### Task requirements
Write out each line exactly as given. Leave the pictures out of your copy.

### Data block
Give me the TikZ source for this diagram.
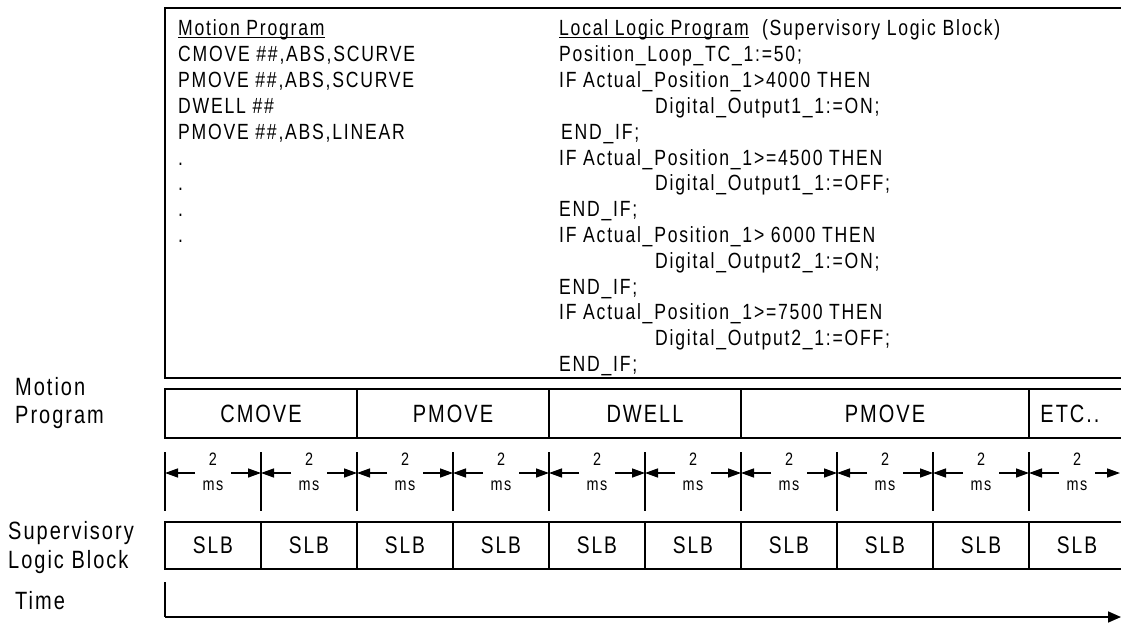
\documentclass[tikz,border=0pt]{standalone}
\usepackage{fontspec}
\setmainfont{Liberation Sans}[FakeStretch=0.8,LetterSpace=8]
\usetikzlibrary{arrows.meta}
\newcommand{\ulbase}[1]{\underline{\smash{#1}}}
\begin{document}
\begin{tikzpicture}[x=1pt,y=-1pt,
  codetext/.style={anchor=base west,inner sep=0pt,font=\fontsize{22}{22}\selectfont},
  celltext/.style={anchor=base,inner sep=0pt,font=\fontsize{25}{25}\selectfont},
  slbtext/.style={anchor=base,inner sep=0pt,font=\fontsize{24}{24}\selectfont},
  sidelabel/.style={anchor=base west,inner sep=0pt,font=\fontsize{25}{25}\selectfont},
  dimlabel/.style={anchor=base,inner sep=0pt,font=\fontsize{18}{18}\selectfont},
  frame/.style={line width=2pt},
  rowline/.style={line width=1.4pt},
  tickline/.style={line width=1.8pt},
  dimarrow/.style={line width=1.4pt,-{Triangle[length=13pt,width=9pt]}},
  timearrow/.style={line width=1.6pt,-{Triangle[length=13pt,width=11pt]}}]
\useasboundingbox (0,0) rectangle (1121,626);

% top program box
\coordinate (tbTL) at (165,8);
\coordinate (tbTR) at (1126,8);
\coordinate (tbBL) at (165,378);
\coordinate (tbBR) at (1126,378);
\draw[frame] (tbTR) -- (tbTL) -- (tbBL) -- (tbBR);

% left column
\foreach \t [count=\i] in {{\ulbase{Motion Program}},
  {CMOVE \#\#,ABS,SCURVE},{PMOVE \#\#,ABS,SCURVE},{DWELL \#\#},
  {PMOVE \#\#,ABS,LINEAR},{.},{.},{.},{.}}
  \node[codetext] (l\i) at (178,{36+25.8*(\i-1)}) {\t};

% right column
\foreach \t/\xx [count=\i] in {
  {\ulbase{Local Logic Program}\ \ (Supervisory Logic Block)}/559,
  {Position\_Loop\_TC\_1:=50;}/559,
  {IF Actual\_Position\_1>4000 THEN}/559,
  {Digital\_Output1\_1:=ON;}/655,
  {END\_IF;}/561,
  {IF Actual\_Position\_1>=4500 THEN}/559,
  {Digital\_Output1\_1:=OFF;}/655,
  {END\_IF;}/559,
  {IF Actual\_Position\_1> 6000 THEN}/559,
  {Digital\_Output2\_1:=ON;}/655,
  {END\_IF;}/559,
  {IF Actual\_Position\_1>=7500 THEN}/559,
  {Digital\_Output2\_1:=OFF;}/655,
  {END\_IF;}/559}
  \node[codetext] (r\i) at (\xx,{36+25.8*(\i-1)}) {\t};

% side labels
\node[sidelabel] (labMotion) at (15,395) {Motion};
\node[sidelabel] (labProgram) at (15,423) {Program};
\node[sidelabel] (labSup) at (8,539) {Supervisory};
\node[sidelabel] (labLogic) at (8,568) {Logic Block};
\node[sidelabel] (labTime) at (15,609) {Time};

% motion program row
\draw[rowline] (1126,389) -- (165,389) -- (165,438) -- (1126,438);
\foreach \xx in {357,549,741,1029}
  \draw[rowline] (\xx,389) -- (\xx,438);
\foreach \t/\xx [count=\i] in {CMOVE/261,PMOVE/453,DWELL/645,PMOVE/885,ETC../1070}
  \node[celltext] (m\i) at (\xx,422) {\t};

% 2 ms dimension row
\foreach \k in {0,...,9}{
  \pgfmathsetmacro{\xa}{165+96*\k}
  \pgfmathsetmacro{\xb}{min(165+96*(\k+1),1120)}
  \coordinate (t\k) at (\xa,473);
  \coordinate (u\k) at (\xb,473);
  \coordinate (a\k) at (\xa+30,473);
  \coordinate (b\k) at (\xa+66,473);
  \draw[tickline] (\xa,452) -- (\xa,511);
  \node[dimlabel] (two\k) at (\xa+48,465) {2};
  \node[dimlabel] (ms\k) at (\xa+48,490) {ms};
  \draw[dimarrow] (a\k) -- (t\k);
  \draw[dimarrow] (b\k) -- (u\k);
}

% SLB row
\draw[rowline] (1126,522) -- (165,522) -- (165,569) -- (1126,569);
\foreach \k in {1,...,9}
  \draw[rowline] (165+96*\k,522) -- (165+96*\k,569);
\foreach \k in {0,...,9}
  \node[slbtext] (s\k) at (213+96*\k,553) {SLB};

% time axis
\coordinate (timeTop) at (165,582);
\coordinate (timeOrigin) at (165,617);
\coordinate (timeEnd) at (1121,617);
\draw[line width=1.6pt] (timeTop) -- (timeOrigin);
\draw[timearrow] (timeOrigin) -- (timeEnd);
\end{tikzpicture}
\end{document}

### Response to this exercise
Give me the TikZ source for this diagram.
\documentclass[tikz,border=0pt]{standalone}
\usepackage{fontspec}
\setmainfont{Liberation Sans}[FakeStretch=0.8,LetterSpace=8]
\usetikzlibrary{arrows.meta}
\newcommand{\ulbase}[1]{\underline{\smash{#1}}}
\begin{document}
\begin{tikzpicture}[x=1pt,y=-1pt,
  codetext/.style={anchor=base west,inner sep=0pt,font=\fontsize{22}{22}\selectfont},
  celltext/.style={anchor=base,inner sep=0pt,font=\fontsize{25}{25}\selectfont},
  slbtext/.style={anchor=base,inner sep=0pt,font=\fontsize{24}{24}\selectfont},
  sidelabel/.style={anchor=base west,inner sep=0pt,font=\fontsize{25}{25}\selectfont},
  dimlabel/.style={anchor=base,inner sep=0pt,font=\fontsize{18}{18}\selectfont},
  frame/.style={line width=2pt},
  rowline/.style={line width=1.4pt},
  tickline/.style={line width=1.8pt},
  dimarrow/.style={line width=1.4pt,-{Triangle[length=13pt,width=9pt]}},
  timearrow/.style={line width=1.6pt,-{Triangle[length=13pt,width=11pt]}}]
\useasboundingbox (0,0) rectangle (1121,626);

% top program box
\coordinate (tbTL) at (165,8);
\coordinate (tbTR) at (1126,8);
\coordinate (tbBL) at (165,378);
\coordinate (tbBR) at (1126,378);
\draw[frame] (tbTR) -- (tbTL) -- (tbBL) -- (tbBR);

% left column
\foreach \t [count=\i] in {{\ulbase{Motion Program}},
  {CMOVE \#\#,ABS,SCURVE},{PMOVE \#\#,ABS,SCURVE},{DWELL \#\#},
  {PMOVE \#\#,ABS,LINEAR},{.},{.},{.},{.}}
  \node[codetext] (l\i) at (178,{36+25.8*(\i-1)}) {\t};

% right column
\foreach \t/\xx [count=\i] in {
  {\ulbase{Local Logic Program}\ \ (Supervisory Logic Block)}/559,
  {Position\_Loop\_TC\_1:=50;}/559,
  {IF Actual\_Position\_1>4000 THEN}/559,
  {Digital\_Output1\_1:=ON;}/655,
  {END\_IF;}/561,
  {IF Actual\_Position\_1>=4500 THEN}/559,
  {Digital\_Output1\_1:=OFF;}/655,
  {END\_IF;}/559,
  {IF Actual\_Position\_1> 6000 THEN}/559,
  {Digital\_Output2\_1:=ON;}/655,
  {END\_IF;}/559,
  {IF Actual\_Position\_1>=7500 THEN}/559,
  {Digital\_Output2\_1:=OFF;}/655,
  {END\_IF;}/559}
  \node[codetext] (r\i) at (\xx,{36+25.8*(\i-1)}) {\t};

% side labels
\node[sidelabel] (labMotion) at (15,395) {Motion};
\node[sidelabel] (labProgram) at (15,423) {Program};
\node[sidelabel] (labSup) at (8,539) {Supervisory};
\node[sidelabel] (labLogic) at (8,568) {Logic Block};
\node[sidelabel] (labTime) at (15,609) {Time};

% motion program row
\draw[rowline] (1126,389) -- (165,389) -- (165,438) -- (1126,438);
\foreach \xx in {357,549,741,1029}
  \draw[rowline] (\xx,389) -- (\xx,438);
\foreach \t/\xx [count=\i] in {CMOVE/261,PMOVE/453,DWELL/645,PMOVE/885,ETC../1070}
  \node[celltext] (m\i) at (\xx,422) {\t};

% 2 ms dimension row
\foreach \k in {0,...,9}{
  \pgfmathsetmacro{\xa}{165+96*\k}
  \pgfmathsetmacro{\xb}{min(165+96*(\k+1),1120)}
  \coordinate (t\k) at (\xa,473);
  \coordinate (u\k) at (\xb,473);
  \coordinate (a\k) at (\xa+30,473);
  \coordinate (b\k) at (\xa+66,473);
  \draw[tickline] (\xa,452) -- (\xa,511);
  \node[dimlabel] (two\k) at (\xa+48,465) {2};
  \node[dimlabel] (ms\k) at (\xa+48,490) {ms};
  \draw[dimarrow] (a\k) -- (t\k);
  \draw[dimarrow] (b\k) -- (u\k);
}

% SLB row
\draw[rowline] (1126,522) -- (165,522) -- (165,569) -- (1126,569);
\foreach \k in {1,...,9}
  \draw[rowline] (165+96*\k,522) -- (165+96*\k,569);
\foreach \k in {0,...,9}
  \node[slbtext] (s\k) at (213+96*\k,553) {SLB};

% time axis
\coordinate (timeTop) at (165,582);
\coordinate (timeOrigin) at (165,617);
\coordinate (timeEnd) at (1121,617);
\draw[line width=1.6pt] (timeTop) -- (timeOrigin);
\draw[timearrow] (timeOrigin) -- (timeEnd);
\end{tikzpicture}
\end{document}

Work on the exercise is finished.